### GIVEN RECORDS ###

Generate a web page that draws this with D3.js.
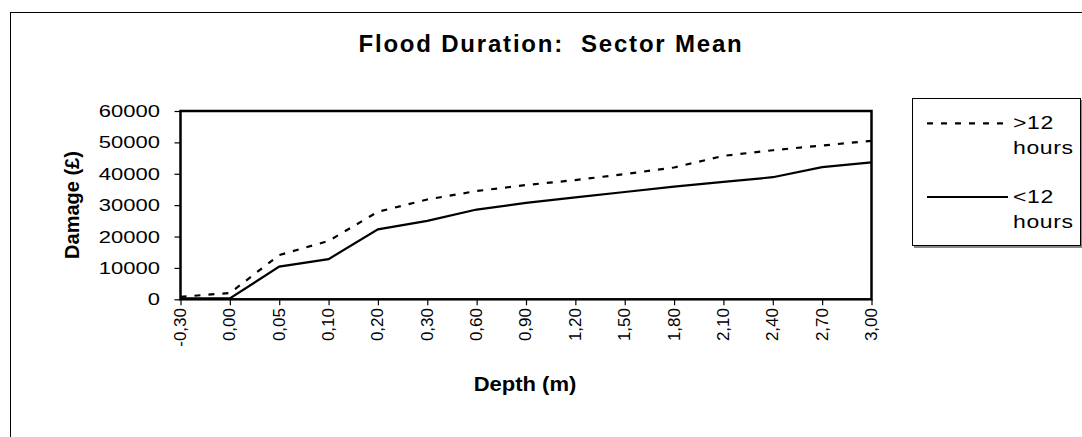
<!DOCTYPE html>
<html>
<head>
<meta charset="utf-8">
<script src="https://cdn.jsdelivr.net/npm/d3@7"></script>
<style>
  body { margin: 0; background: #fff; }
  text { font-family: "Liberation Sans", Arial, sans-serif; fill: #000; white-space: pre; }
</style>
</head>
<body>
<div class="chart"></div>
<script>
// depth categories (x axis), damage values for each flood duration
var depths = ["-0,30", "0,00", "0,05", "0,10", "0,20", "0,30", "0,60", "0,90",
              "1,20", "1,50", "1,80", "2,10", "2,40", "2,70", "3,00"];
var over12 = [800, 2000, 14100, 18600, 27900, 31800, 34500, 36400,
              38000, 39900, 42000, 45700, 47500, 49000, 50500];
var under12 = [300, 300, 10400, 12800, 22300, 25000, 28600, 30700,
               32500, 34200, 35900, 37400, 38900, 42100, 43600];
var yTicks = [0, 10000, 20000, 30000, 40000, 50000, 60000];

var svgWidth = 1082, svgHeight = 437;
var plot = { left: 180.5, right: 871.5, top: 111, bottom: 299.3 };
var squash = 'scale(1,0.78)';   // the picture is squeezed vertically

var svg = d3.select('div.chart')
  .append("svg")
  .attr('width', svgWidth)
  .attr('height', svgHeight);

// outer chart border (runs off the right and bottom edge)
svg.append("rect")
  .attr("x", 10.5).attr("y", 12.5)
  .attr("width", 1100).attr("height", 460)
  .attr("fill", "white")
  .attr("stroke", "black")
  .attr("stroke-width", 1);

var x = d3.scalePoint()
  .domain(depths)
  .range([plot.left, plot.right]);

var y = d3.scaleLinear()
  .domain([0, 60000])
  .range([plot.bottom, plot.top]);

// title
svg.append("text")
  .attr("x", 551).attr("y", 52)
  .attr("text-anchor", "middle")
  .attr("font-size", 24)
  .attr("font-weight", "bold")
  .attr("letter-spacing", 1.8)
  .text("Flood Duration:  Sector Mean");

// y axis
var yAxis = svg.append("g")
  .attr('transform', 'translate(' + plot.left + ',0)')
  .call(d3.axisLeft(y).tickValues(yTicks).tickSize(6));
yAxis.select(".domain").remove();
yAxis.selectAll("line").attr("stroke", "black").attr("stroke-width", 1.2);
yAxis.selectAll("text").remove();

yTicks.forEach(function(t){
  svg.append("text")
    .attr('transform', 'translate(160,' + y(t) + ') ' + squash)
    .attr("dy", "0.35em")
    .attr("text-anchor", "end")
    .attr("font-size", 22)
    .text(t);
});

// x axis
var xAxis = svg.append("g")
  .attr('transform', 'translate(0,' + plot.bottom + ')')
  .call(d3.axisBottom(x).tickSize(6));
xAxis.select(".domain").remove();
xAxis.selectAll("line").attr("stroke", "black").attr("stroke-width", 1.2);
xAxis.selectAll("text").remove();

depths.forEach(function(d){
  svg.append("text")
    .attr('transform', 'translate(' + x(d) + ',308) rotate(-90) scale(1,0.92)')
    .attr("dy", "0.35em")
    .attr("text-anchor", "end")
    .attr("font-size", 17)
    .text(d);
});

// axis titles
svg.append("text")
  .attr('transform', 'translate(79,205) rotate(-90)')
  .attr("text-anchor", "middle")
  .attr("font-size", 20)
  .attr("font-weight", "bold")
  .text("Damage (£)");

svg.append("text")
  .attr('transform', 'translate(525,391) scale(1,0.88)')
  .attr("text-anchor", "middle")
  .attr("font-size", 22)
  .attr("font-weight", "bold")
  .text("Depth (m)");

// lines
var line = d3.line()
  .x(function(d, i){ return x(depths[i]); })
  .y(function(d){ return y(d); });

svg.append("path")
  .datum(over12)
  .attr("d", line)
  .attr("fill", "none")
  .attr("stroke", "black")
  .attr("stroke-width", 2.2)
  .attr("stroke-dasharray", "6,8");

svg.append("path")
  .datum(under12)
  .attr("d", line)
  .attr("fill", "none")
  .attr("stroke", "black")
  .attr("stroke-width", 2.2);

// plot frame
svg.append("rect")
  .attr("x", plot.left).attr("y", plot.top)
  .attr("width", plot.right - plot.left)
  .attr("height", plot.bottom - plot.top)
  .attr("fill", "none")
  .attr("stroke", "black")
  .attr("stroke-width", 2.5);

// legend
var lg = svg.append("g").attr("class", "legend");

lg.append("rect")
  .attr("x", 914).attr("y", 100)
  .attr("width", 170).attr("height", 148)
  .attr("fill", "#888");

lg.append("rect")
  .attr("x", 912.5).attr("y", 98.5)
  .attr("width", 168).attr("height", 147)
  .attr("fill", "white")
  .attr("stroke", "black")
  .attr("stroke-width", 1);

function legendItem(top, dash, label){
  lg.append("line")
    .attr("x1", 927).attr("x2", dash ? 1003 : 1008)
    .attr("y1", top).attr("y2", top)
    .attr("stroke", "black")
    .attr("stroke-width", 2.2)
    .attr("stroke-dasharray", dash ? "6,8" : null);

  lg.append("text")
    .attr('transform', 'translate(1013,' + (top + 6) + ') ' + squash)
    .attr("font-size", 23)
    .attr("letter-spacing", 0.6)
    .text(label);

  lg.append("text")
    .attr('transform', 'translate(1013,' + (top + 31) + ') ' + squash)
    .attr("font-size", 23)
    .attr("letter-spacing", 0.6)
    .text("hours");
}

legendItem(123.3, true, ">12");
legendItem(197, false, "<12");
</script>
</body>
</html>
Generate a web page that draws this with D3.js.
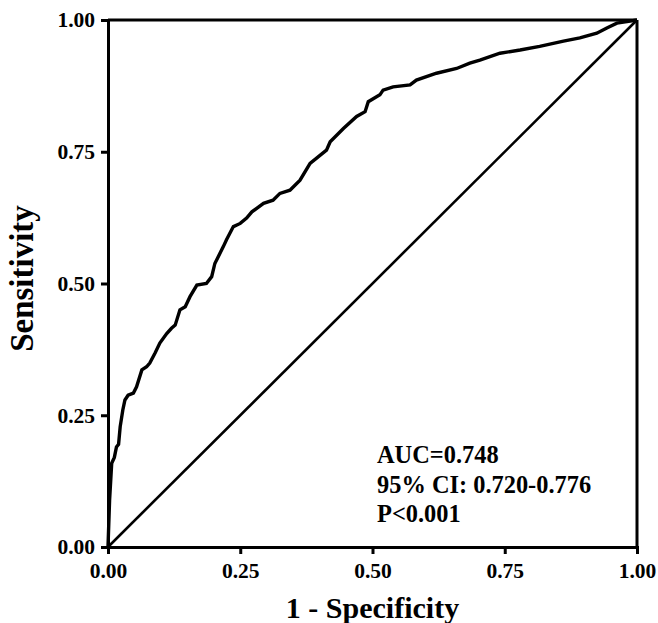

###

# WHAT THE TASK REQUIRES
Leave out the pictures and give the listing above again exactly.

# THE COMPLETED TASK
Generate a web page that draws this with D3.js.
<!DOCTYPE html>
<html>
<head>
<meta charset="utf-8">
<script src="https://cdn.jsdelivr.net/npm/d3@7"></script>
<style>
  body { margin: 0; background: #fff; }
  text { font-family: "Liberation Sans", Arial, sans-serif; fill: #000; white-space: pre; }
</style>
</head>
<body>
<div class="chart"></div>
<script>
// depth categories (x axis), damage values for each flood duration
var depths = ["-0,30", "0,00", "0,05", "0,10", "0,20", "0,30", "0,60", "0,90",
              "1,20", "1,50", "1,80", "2,10", "2,40", "2,70", "3,00"];
var over12 = [800, 2000, 14100, 18600, 27900, 31800, 34500, 36400,
              38000, 39900, 42000, 45700, 47500, 49000, 50500];
var under12 = [300, 300, 10400, 12800, 22300, 25000, 28600, 30700,
               32500, 34200, 35900, 37400, 38900, 42100, 43600];
var yTicks = [0, 10000, 20000, 30000, 40000, 50000, 60000];

var svgWidth = 1082, svgHeight = 437;
var plot = { left: 180.5, right: 871.5, top: 111, bottom: 299.3 };
var squash = 'scale(1,0.78)';   // the picture is squeezed vertically

var svg = d3.select('div.chart')
  .append("svg")
  .attr('width', svgWidth)
  .attr('height', svgHeight);

// outer chart border (runs off the right and bottom edge)
svg.append("rect")
  .attr("x", 10.5).attr("y", 12.5)
  .attr("width", 1100).attr("height", 460)
  .attr("fill", "white")
  .attr("stroke", "black")
  .attr("stroke-width", 1);

var x = d3.scalePoint()
  .domain(depths)
  .range([plot.left, plot.right]);

var y = d3.scaleLinear()
  .domain([0, 60000])
  .range([plot.bottom, plot.top]);

// title
svg.append("text")
  .attr("x", 551).attr("y", 52)
  .attr("text-anchor", "middle")
  .attr("font-size", 24)
  .attr("font-weight", "bold")
  .attr("letter-spacing", 1.8)
  .text("Flood Duration:  Sector Mean");

// y axis
var yAxis = svg.append("g")
  .attr('transform', 'translate(' + plot.left + ',0)')
  .call(d3.axisLeft(y).tickValues(yTicks).tickSize(6));
yAxis.select(".domain").remove();
yAxis.selectAll("line").attr("stroke", "black").attr("stroke-width", 1.2);
yAxis.selectAll("text").remove();

yTicks.forEach(function(t){
  svg.append("text")
    .attr('transform', 'translate(160,' + y(t) + ') ' + squash)
    .attr("dy", "0.35em")
    .attr("text-anchor", "end")
    .attr("font-size", 22)
    .text(t);
});

// x axis
var xAxis = svg.append("g")
  .attr('transform', 'translate(0,' + plot.bottom + ')')
  .call(d3.axisBottom(x).tickSize(6));
xAxis.select(".domain").remove();
xAxis.selectAll("line").attr("stroke", "black").attr("stroke-width", 1.2);
xAxis.selectAll("text").remove();

depths.forEach(function(d){
  svg.append("text")
    .attr('transform', 'translate(' + x(d) + ',308) rotate(-90) scale(1,0.92)')
    .attr("dy", "0.35em")
    .attr("text-anchor", "end")
    .attr("font-size", 17)
    .text(d);
});

// axis titles
svg.append("text")
  .attr('transform', 'translate(79,205) rotate(-90)')
  .attr("text-anchor", "middle")
  .attr("font-size", 20)
  .attr("font-weight", "bold")
  .text("Damage (£)");

svg.append("text")
  .attr('transform', 'translate(525,391) scale(1,0.88)')
  .attr("text-anchor", "middle")
  .attr("font-size", 22)
  .attr("font-weight", "bold")
  .text("Depth (m)");

// lines
var line = d3.line()
  .x(function(d, i){ return x(depths[i]); })
  .y(function(d){ return y(d); });

svg.append("path")
  .datum(over12)
  .attr("d", line)
  .attr("fill", "none")
  .attr("stroke", "black")
  .attr("stroke-width", 2.2)
  .attr("stroke-dasharray", "6,8");

svg.append("path")
  .datum(under12)
  .attr("d", line)
  .attr("fill", "none")
  .attr("stroke", "black")
  .attr("stroke-width", 2.2);

// plot frame
svg.append("rect")
  .attr("x", plot.left).attr("y", plot.top)
  .attr("width", plot.right - plot.left)
  .attr("height", plot.bottom - plot.top)
  .attr("fill", "none")
  .attr("stroke", "black")
  .attr("stroke-width", 2.5);

// legend
var lg = svg.append("g").attr("class", "legend");

lg.append("rect")
  .attr("x", 914).attr("y", 100)
  .attr("width", 170).attr("height", 148)
  .attr("fill", "#888");

lg.append("rect")
  .attr("x", 912.5).attr("y", 98.5)
  .attr("width", 168).attr("height", 147)
  .attr("fill", "white")
  .attr("stroke", "black")
  .attr("stroke-width", 1);

function legendItem(top, dash, label){
  lg.append("line")
    .attr("x1", 927).attr("x2", dash ? 1003 : 1008)
    .attr("y1", top).attr("y2", top)
    .attr("stroke", "black")
    .attr("stroke-width", 2.2)
    .attr("stroke-dasharray", dash ? "6,8" : null);

  lg.append("text")
    .attr('transform', 'translate(1013,' + (top + 6) + ') ' + squash)
    .attr("font-size", 23)
    .attr("letter-spacing", 0.6)
    .text(label);

  lg.append("text")
    .attr('transform', 'translate(1013,' + (top + 31) + ') ' + squash)
    .attr("font-size", 23)
    .attr("letter-spacing", 0.6)
    .text("hours");
}

legendItem(123.3, true, ">12");
legendItem(197, false, "<12");
</script>
</body>
</html>
Generate a web page that draws this with D3.js.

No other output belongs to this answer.